Many insurers now allow annual insurance premiums to be paid by monthly instalments. Often the combined amount of the monthly premiums exceeds the annual premium by an amount equivalent to a finance company interest rate (e.g. 20 per cent). However, these agreements are not regulated by the NCC (s 6(8) NCC).
The NCC does not apply to credit provided by a pawnbroker, in the ordinary course of a pawnbroker’s business, as long as:
• the pawnbroker is lawfully conducting business; and
• if the debtor is in default, the pawnbroker’s only recourse is against the goods provided as security (s 6(8) NCC).
However, pawnbroking transactions may be considered unjust and re-opened under sections 76 to 81 of the NCC. See also “Pawnbrokers” in Mortgages, credit cards and other finance products.
The NCC will not apply where credit is provided by a trustee of the estate of a deceased person to a beneficiary or prospective beneficiary of the deceased’s estate. However, such arrangements are also subject to the unjust transactions provisions of sections 76 to 81 of the NCC (s 6(9) NCC).
A partial exemption from the NCC applies where credit is provided by an employer (or a related corporation of an employer) to an employee or former employee if:
• credit is provided on the condition that the debtor is either an employee or a former employee of either the employer or the related corporation; or
• where the employer or related corporation provides the credit in the course of a business of providing credit, the credit is provided to the debtor on terms more favourable than the credit provider would grant to non-employees.
Nevertheless, part 1, part 4, division 3 of part 5, division 4 and 5 of part 7 and parts 12, 13 and 14 of the NCC do apply to employee loans.
The NCC does not apply to margin loans within the meaning of section 761EA(1) of the Corporations Act 2001 (Cth). Margin loans are regulated as a financial product under chapter 7 of the Corporations Act 2001 (Cth).
A number of exemptions apply to various government schemes, the provision of credit by particular credit providers and other limited circumstances pursuant to regulations 51 to 64 of the NCCP Regulations.

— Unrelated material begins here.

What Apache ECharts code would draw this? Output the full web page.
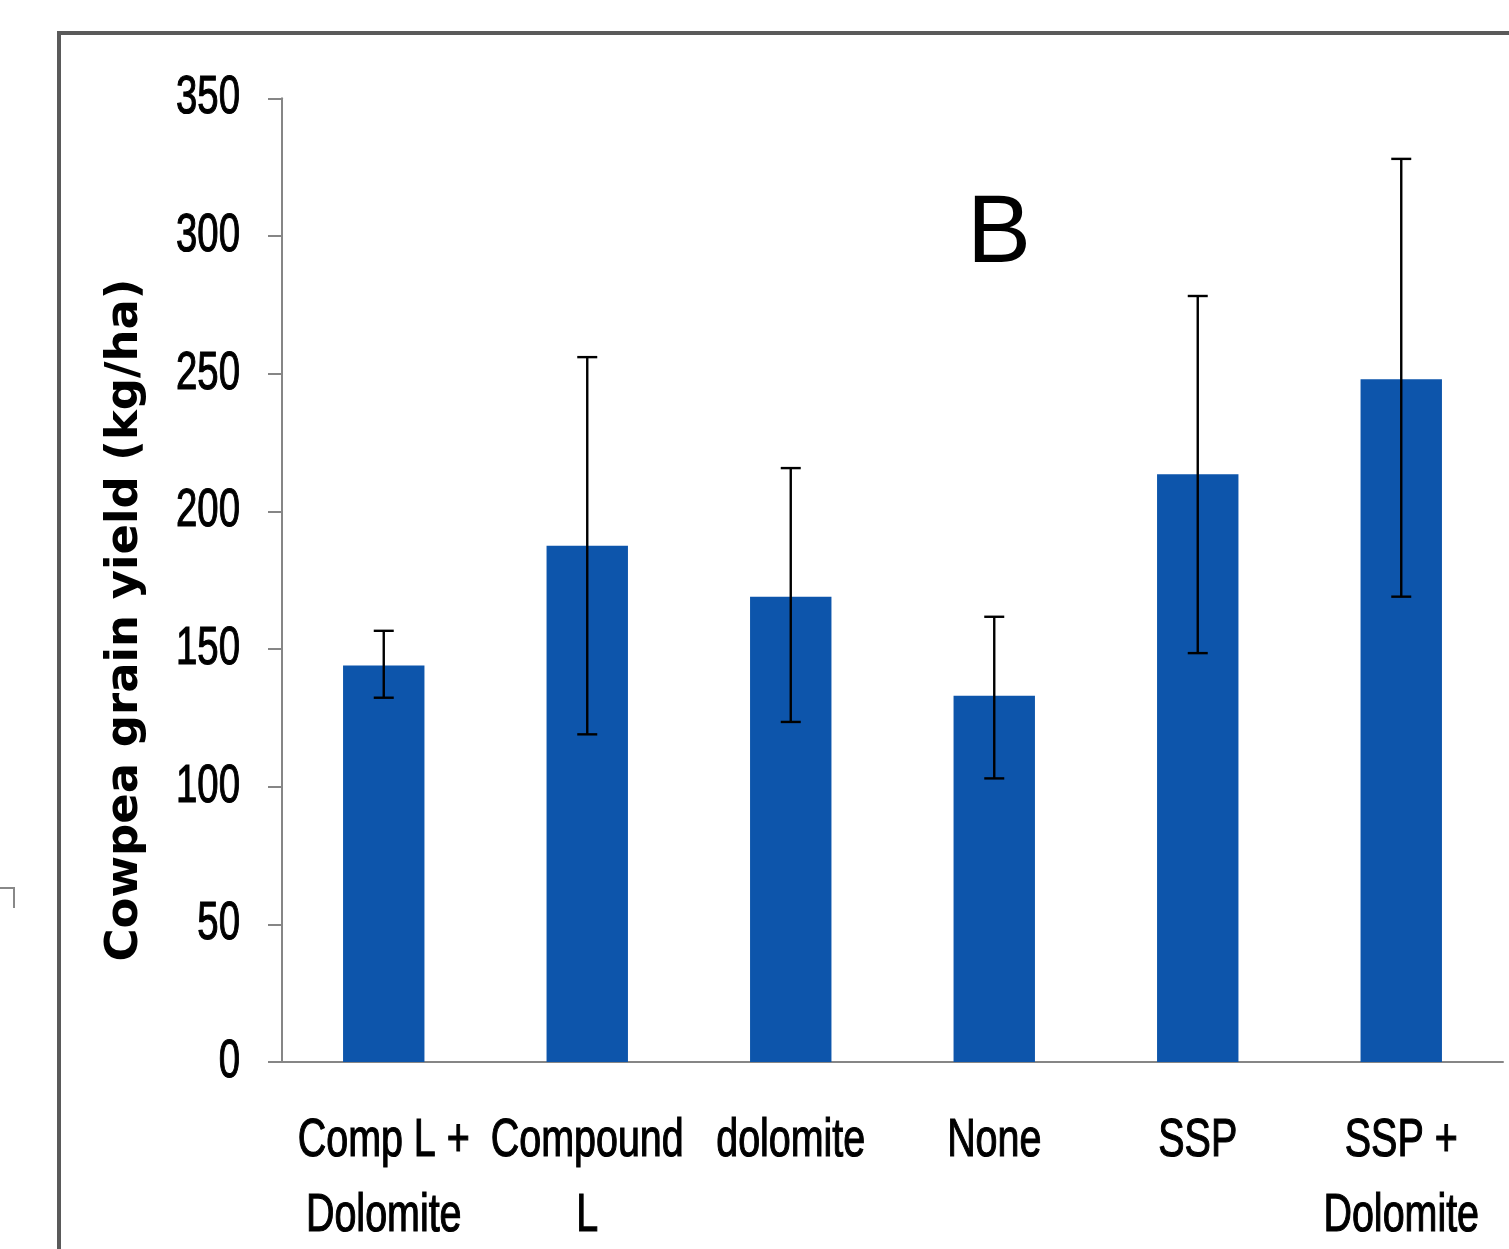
<!DOCTYPE html>
<html>
<head>
<meta charset="utf-8">
<script src="https://cdn.jsdelivr.net/npm/echarts@6/dist/echarts.min.js"></script>
<style>
html,body{margin:0;padding:0;background:#fff;}
#chart{width:1509px;height:1249px;}
</style>
</head>
<body>
<div id="chart"></div>
<script>
var categories = ['Comp L +\nDolomite', 'Compound\nL', 'dolomite', 'None', 'SSP', 'SSP +\nDolomite'];
var yieldMeans = [144, 187.5, 169, 133, 213.5, 248];
var errLower = [132.3, 119, 123.5, 103, 148.5, 169];
var errUpper = [156.6, 256, 215.7, 161.7, 278.2, 328];
var yTicks = [0, 50, 100, 150, 200, 250, 300, 350];
var yTitle = 'Cowpea grain yield (kg/ha)';
var panelLabel = 'B';

var labelFont = '54px "Liberation Sans", Arial, sans-serif';
var chart = echarts.init(document.getElementById('chart'), null, {renderer: 'canvas'});

var errData = categories.map(function (c, i) { return [i, errLower[i], errUpper[i]]; });
var catData = categories.map(function (c, i) { return [i, 0]; });
var tickData = yTicks.map(function (v) { return [0, v]; });

chart.setOption({
  animation: false,
  backgroundColor: '#ffffff',
  grid: {left: 282, right: 6, top: 98.3, bottom: 187, containLabel: false, outerBoundsMode: 'none'},
  xAxis: {
    type: 'category',
    data: categories,
    axisLine: {lineStyle: {color: '#868686', width: 2}},
    axisTick: {length: 20, lineStyle: {color: '#868686', width: 2}},
    axisLabel: {show: false}
  },
  yAxis: {
    type: 'value',
    min: yTicks[0], max: yTicks[yTicks.length - 1], interval: 50,
    splitLine: {show: false},
    axisLine: {show: true, lineStyle: {color: '#868686', width: 2}},
    axisTick: {show: true, length: 14, lineStyle: {color: '#868686', width: 2}},
    axisLabel: {show: false}
  },
  series: [
    {
      type: 'bar',
      data: yieldMeans,
      barWidth: '40%',
      itemStyle: {color: '#0D55AB'},
      z: 2
    },
    {
      type: 'custom',
      data: errData,
      z: 5,
      renderItem: function (params, api) {
        var x = api.value(0);
        var lo = api.coord([x, api.value(1)]);
        var hi = api.coord([x, api.value(2)]);
        var hw = 10;
        var st = {stroke: '#000', lineWidth: 2.4};
        return {
          type: 'group',
          children: [
            {type: 'line', shape: {x1: hi[0], y1: hi[1], x2: lo[0], y2: lo[1]}, style: st},
            {type: 'line', shape: {x1: hi[0] - hw, y1: hi[1], x2: hi[0] + hw, y2: hi[1]}, style: st},
            {type: 'line', shape: {x1: lo[0] - hw, y1: lo[1], x2: lo[0] + hw, y2: lo[1]}, style: st}
          ]
        };
      }
    },
    {
      type: 'custom',
      name: 'categoryLabels',
      data: catData,
      clip: false,
      silent: true,
      renderItem: function (params, api) {
        var i = api.value(0);
        var p = api.coord([i, 0]);
        return {
          type: 'text', x: p[0], y: p[1] + 41.5, scaleX: 0.73,
          style: {text: categories[i], font: labelFont, fill: '#000', stroke: '#000', lineWidth: 1.2, textAlign: 'center', textVerticalAlign: 'top', lineHeight: 75}
        };
      }
    },
    {
      type: 'custom',
      name: 'tickLabels',
      data: tickData,
      clip: false,
      silent: true,
      renderItem: function (params, api) {
        var v = api.value(1);
        var p = api.coord([0, v]);
        return {
          type: 'text', x: params.coordSys.x - 42, y: p[1], scaleX: 0.71,
          style: {text: String(v), font: labelFont, fill: '#000', stroke: '#000', lineWidth: 1.2, textAlign: 'right', textVerticalAlign: 'middle'}
        };
      }
    }
  ],
  graphic: [
    {type: 'rect', shape: {x: 59, y: 33, width: 1600, height: 1400}, style: {fill: 'none', stroke: '#5a5a5a', lineWidth: 4}, z: 0},
    {type: 'polyline', shape: {points: [[0, 888], [14, 888], [14, 908]]}, style: {fill: 'none', stroke: '#888', lineWidth: 2}},
    {type: 'text', x: 999, y: 236, style: {text: panelLabel, fill: '#000', font: '96px "Liberation Sans", Arial, sans-serif', textAlign: 'center', textVerticalAlign: 'middle'}},
    {type: 'text', x: 125, y: 620, rotation: Math.PI / 2, style: {text: yTitle, fill: '#000', font: 'bold 45px "DejaVu Sans", Verdana, sans-serif', textAlign: 'center', textVerticalAlign: 'middle'}}
  ]
});
</script>
</body>
</html>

Most notable among these is the exemption in certain circumstances of credit under $50 (reg 52 NCCP Regulations) and the provision of charge cards by a number of specified corporations.

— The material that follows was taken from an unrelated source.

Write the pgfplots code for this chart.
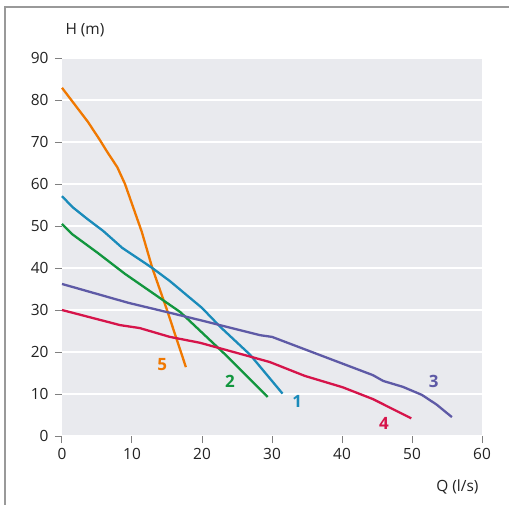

Persons engaging in “credit activities”
Chapter 2 of the NCCP Act generally requires all persons engaging in “credit activities” to hold an Australian Credit Licence. In practice, this means that most credit providers, finance brokers and lease providers have to hold an Australian Credit Licence. You can check if a business is licensed to engage in credit activities by visiting www.asic.gov.au and searching the professional register.
“Credit activity” is defined comprehensively in section 6 of the NCCP Act. In brief, a person is engaged in a credit activity if the person:
• is a credit provider under a credit contract regulated by the NCC;
• carries on a business of providing regulated credit;
• provides credit assistance;
• acts as an intermediary;
• is a lessor under a regulated consumer lease;
• carries on a business of providing regulated consumer leases;
• is a mortgagee under a regulated mortgage; or
• is a beneficiary of a regulated guarantee.

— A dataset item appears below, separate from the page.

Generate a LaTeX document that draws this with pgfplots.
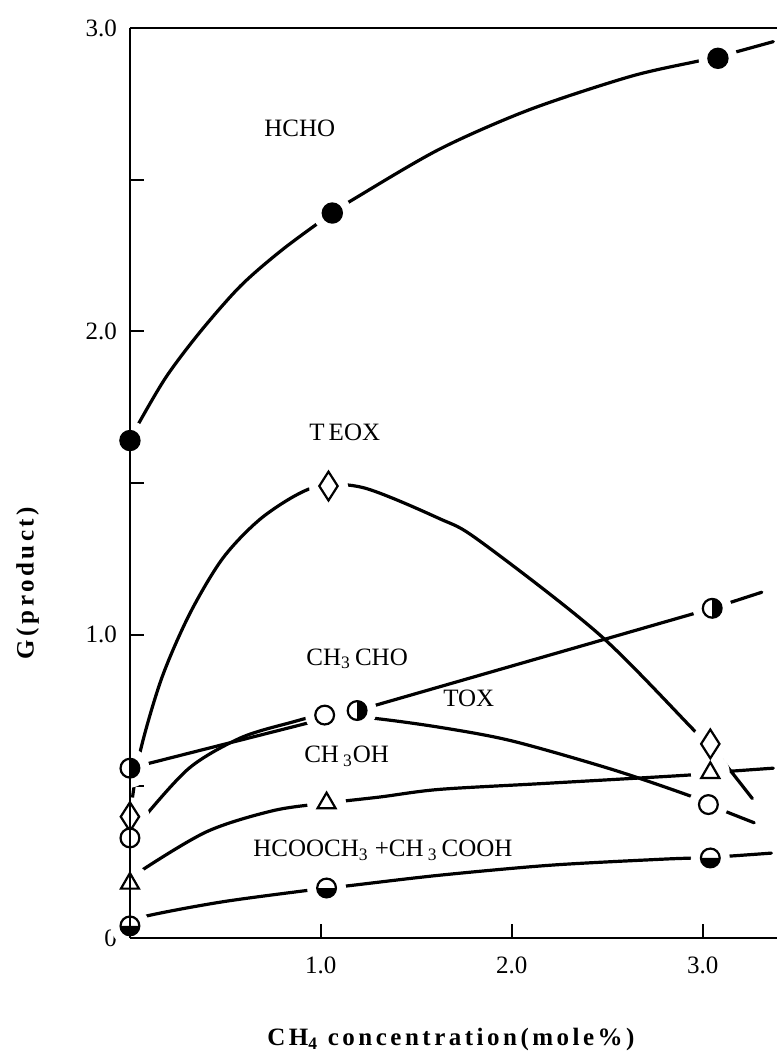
\documentclass[border=0pt]{standalone}
\usepackage{fontspec}
\setmainfont{Liberation Serif}
\newfontfamily\axfont[LetterSpace=14]{Liberation Serif}
\usepackage{pgfplots}
\pgfplotsset{compat=1.18}
\usetikzlibrary{calc}

\pgfplotsset{
  layers/gaplayers/.define layer set={
    axis background,axis grid,axis ticks,axis tick labels,pre main,main,axis lines,axis descriptions,axis foreground
  }{
    grid style={/pgfplots/on layer=axis grid},
    tick style={/pgfplots/on layer=axis ticks},
    axis line style={/pgfplots/on layer=axis lines},
    label style={/pgfplots/on layer=axis descriptions},
    ticklabel style={/pgfplots/on layer=axis tick labels},
  },
}

\pgfdeclareplotmark{halfright}{%
  \pgfscope
  \pgfpathcircle{\pgfpointorigin}{\pgfplotmarksize}%
  \pgfsetfillcolor{white}\pgfusepath{fill}%
  \endpgfscope
  \pgfscope
  \pgfpathmoveto{\pgfqpoint{0pt}{\pgfplotmarksize}}%
  \pgfpatharc{90}{-90}{\pgfplotmarksize}%
  \pgfpathclose
  \pgfsetfillcolor{black}\pgfusepath{fill}%
  \endpgfscope
  \pgfpathcircle{\pgfpointorigin}{\pgfplotmarksize}%
  \pgfusepath{stroke}%
}
\pgfdeclareplotmark{halfbottom}{%
  \pgfscope
  \pgfpathcircle{\pgfpointorigin}{\pgfplotmarksize}%
  \pgfsetfillcolor{white}\pgfusepath{fill}%
  \endpgfscope
  \pgfscope
  \pgfpathmoveto{\pgfqpoint{\pgfplotmarksize}{0pt}}%
  \pgfpatharc{0}{-180}{\pgfplotmarksize}%
  \pgfpathclose
  \pgfsetfillcolor{black}\pgfusepath{fill}%
  \endpgfscope
  \pgfpathcircle{\pgfpointorigin}{\pgfplotmarksize}%
  \pgfusepath{stroke}%
}
\pgfdeclareplotmark{talldiamond}{%
  \pgfpathmoveto{\pgfqpoint{0pt}{7.2pt}}%
  \pgfpathlineto{\pgfqpoint{4.6pt}{0pt}}%
  \pgfpathlineto{\pgfqpoint{0pt}{-7.2pt}}%
  \pgfpathlineto{\pgfqpoint{-4.6pt}{0pt}}%
  \pgfpathclose
  \pgfusepathqfillstroke
}

\newcommand{\lbl}{\fontsize{12.5}{14}\selectfont}

\begin{document}
\begin{tikzpicture}
\begin{axis}[
  name=ax,
  set layers=gaplayers,
  x=95.5pt, y=151.75pt,
  xmin=0, xmax=3.39, ymin=0, ymax=3,
  axis x line=box, axis y line=left,
  axis line style={-, line width=1.1pt, black},
  xtick pos=bottom, ytick pos=left,
  xtick align=inside, ytick align=inside,
  major tick length=7pt,
  tick style={line width=1pt, black},
  xtick={1,2,3}, xticklabels={1.0,2.0,3.0},
  ytick={0,0.5,1,1.5,2,2.5,3}, yticklabels={0,,1.0,,2.0,,3.0},
  ticklabel style={font=\lbl},
  xticklabel style={yshift=-6pt},
  yticklabel style={xshift=-3pt},
  /pgf/number format/assume math mode=true,
  xlabel={\axfont\bfseries CH\textsubscript{4} concentration(mole\%)},
  ylabel={\axfont\bfseries G(product)},
  xlabel style={font=\fontsize{12.5}{14}\selectfont, at={(axis description cs:0.496,-0.112)}, anchor=center},
  ylabel style={font=\fontsize{12.5}{14}\selectfont, at={(axis description cs:-0.158,0.39)}, anchor=center},
  clip=false,
  every axis plot/.append style={line cap=round},
]
% ---- curves ----
\addplot[on layer=pre main, smooth, line width=1.6pt] coordinates {
 (0,1.64) (0.04,1.69) (0.19,1.85) (0.37,2.00) (0.58,2.15) (0.80,2.27)
 (1.06,2.39) (1.17,2.435) (1.62,2.60) (2.09,2.73) (2.62,2.84) (2.97,2.89)
 (3.08,2.905) (3.37,2.955)};
\addplot[on layer=pre main, smooth, line width=1.6pt] coordinates {
 (0,0.40) (0.052,0.61) (0.166,0.856) (0.314,1.07) (0.49,1.255) (0.70,1.39)
 (0.96,1.485) (1.22,1.485) (1.62,1.383) (1.83,1.31) (2.46,1.00)
 (2.97,0.675) (3.04,0.635) (3.26,0.46)};
\addplot[on layer=pre main, line width=1.6pt] coordinates {
 (0,0.56) (1.19,0.75) (3.05,1.087) (3.31,1.14)};
\addplot[on layer=pre main, smooth, line width=1.6pt] coordinates {
 (0,0.33) (0.05,0.38) (0.31,0.56) (0.58,0.66) (0.84,0.71) (1.02,0.735)
 (1.27,0.725) (1.62,0.695) (2.0,0.65) (2.53,0.555) (2.95,0.465)
 (3.03,0.44) (3.27,0.38)};
\addplot[on layer=pre main, smooth, line width=1.6pt] coordinates {
 (0,0.18) (0.03,0.21) (0.40,0.35) (0.75,0.42) (1.03,0.445) (1.31,0.465)
 (1.62,0.49) (2.18,0.51) (2.92,0.537) (3.04,0.545) (3.37,0.56)};
\addplot[on layer=pre main, smooth, line width=1.6pt] coordinates {
 (0,0.04) (0.07,0.07) (0.49,0.12) (1.03,0.165) (1.14,0.172) (1.62,0.207)
 (2.2,0.24) (2.79,0.26) (3.04,0.266) (3.36,0.28)};
% ---- white gaps round the markers ----
\addplot[on layer=main, only marks, mark=*, mark size=9.5pt, draw=white, fill=white, mark options={draw=white, fill=white}] coordinates {
 (0,1.64) (1.06,2.39) (3.08,2.90)
 (0,0.40) (1.04,1.49) (3.04,0.64)
 (0,0.56) (1.19,0.75) (3.05,1.087)
 (0,0.33) (1.02,0.735) (3.03,0.44)
 (0,0.18) (1.03,0.445) (3.04,0.545)
 (0,0.04) (1.03,0.165) (3.04,0.264)};
% ---- markers ----
\addplot[on layer=axis foreground, only marks, mark=*, mark size=4.8pt, mark options={draw=black, fill=black, line width=1.1pt}] coordinates {
 (0,1.64) (1.06,2.39) (3.08,2.90)};
\addplot[on layer=axis foreground, only marks, mark=talldiamond, mark options={draw=black, fill=white, line width=1.1pt}] coordinates {
 (0,0.40) (1.04,1.49) (3.04,0.64)};
\addplot[on layer=axis foreground, only marks, mark=halfright, mark size=4.7pt, mark options={draw=black, line width=1.1pt}] coordinates {
 (0,0.56) (1.19,0.75) (3.05,1.087)};
\addplot[on layer=axis foreground, only marks, mark=*, mark size=4.7pt, mark options={draw=black, fill=white, line width=1.1pt}] coordinates {
 (0,0.33) (1.02,0.735) (3.03,0.44)};
\addplot[on layer=axis foreground, only marks, mark=triangle, mark size=5.2pt, mark options={draw=black, fill=white, line width=1.1pt}] coordinates {
 (0,0.18) (1.03,0.445) (3.04,0.545)};
\addplot[on layer=axis foreground, only marks, mark=halfbottom, mark size=4.7pt, mark options={draw=black, line width=1.1pt}] coordinates {
 (0,0.04) (1.03,0.165) (3.04,0.264)};
% ---- curve labels ----
\node[font=\lbl] at (axis cs:0.89,2.67) {HCHO};
\node[font=\lbl] at (axis cs:1.125,1.667) {T\,EOX};
\node[font=\lbl] at (axis cs:1.19,0.92) {CH\textsubscript{3}\,CHO};
\node[font=\lbl] at (axis cs:1.775,0.79) {TOX};
\node[font=\lbl] at (axis cs:1.135,0.60) {CH\,\textsubscript{3}OH};
\node[font=\lbl] at (axis cs:1.325,0.29) {HCOOCH\textsubscript{3} +CH\,\textsubscript{3}\,COOH};
\end{axis}
\pgfresetboundingbox
\path[use as bounding box] ($(ax.south west)+(-65pt,-59pt)$) rectangle ($(ax.north east)+(0pt,14pt)$);
\end{tikzpicture}
\end{document}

Section 8 of the NCCP Act defines the following activities as credit assistance:
• suggesting that the consumer apply for a particular credit contract with a particular credit provider;
• suggesting that the consumer apply for an increase to the credit limit of a particular credit contract with a particular credit provider;
• suggesting that the consumer remain in a particular credit contract with a particular credit provider;
• assisting the consumer to apply for a particular credit contract with a particular credit provider;
• assisting the consumer to apply for an increase to the credit limit of a particular credit contract with a particular credit provider;
• suggesting that the consumer apply for a particular consumer lease with a particular lessor;
• suggesting that the consumer remain in a particular consumer lease with a particular lessor; or
• assisting the consumer to apply for a particular consumer lease with a particular lessor.
The definition captures finance broking services.
However, under the NCCP Regulations (reg 24), certain activities that fall within this definition are exempted, including in certain circumstances, credit activities provided by lawyers, tax agents and clerks or cashiers.
Historically, consumer credit protection laws have not been effective at regulating the conduct of intermediaries (e.g. finance brokers, aggregators, mortgage managers) in multi-party credit arrangements. To address this, a broad definition of the phrase “acts as an intermediary” has been included in the NCCP Act so that a broader range of actions require the actor to hold an Australian Credit Licence and be subject to regulation under the new regime. Under the NCCP Act, a person acts as an intermediary if the person:
• acts as an intermediary (whether directly or indirectly) between a credit provider and a consumer for the purposes of securing the provision of credit for the consumer with that credit provider under a credit contract; or
• acts as an intermediary (whether directly or indirectly) between a lessor and a consumer for the purposes of securing a consumer lease for the consumer with that lessor.
At first glance the section is clumsily drafted but brands involvement, by a third party, in securing a particular product for a consumer with credit provider or lessor, as acting as an intermediary.
It does not matter whether the person acts on their own behalf or on behalf of another person (s 9 NCCP Act).
Australian credit licences fall into different categories, depending upon the credit activity or activities they are engaged in. However, there are some obligations imposed on all licencees. These include:
• doing all things necessary to ensure that the credit activities authorised by the licence are engaged in efficiently, honestly and fairly (s 47(1)(a) NCCP Act);
• complying with the conditions on the licence, the credit legislation and any other obligations prescribed by the NCCP Regulations (s 47(1)(c)–(d), (m) NCCP Act);
• ensuring that its representatives are adequately trained, and are competent to engage in the credit activities authorised by the licence (s 47(1)(g) NCCP Act);
• having an internal dispute resolution procedure that complies with ASIC standards (s 47(1)(h) NCCP Act); and
• being a member of an approved external dispute resolution scheme (s 47(1)(i) NCCP Act).
Additionally, licencees must have professional indemnity insurance cover that is adequate to compensate consumers for loss or damage suffered because of a contravention of the NCCP Act (ss 47(1)(i), 47(1)(j), 48 NCCP Act; reg 12 NCCP Regulations).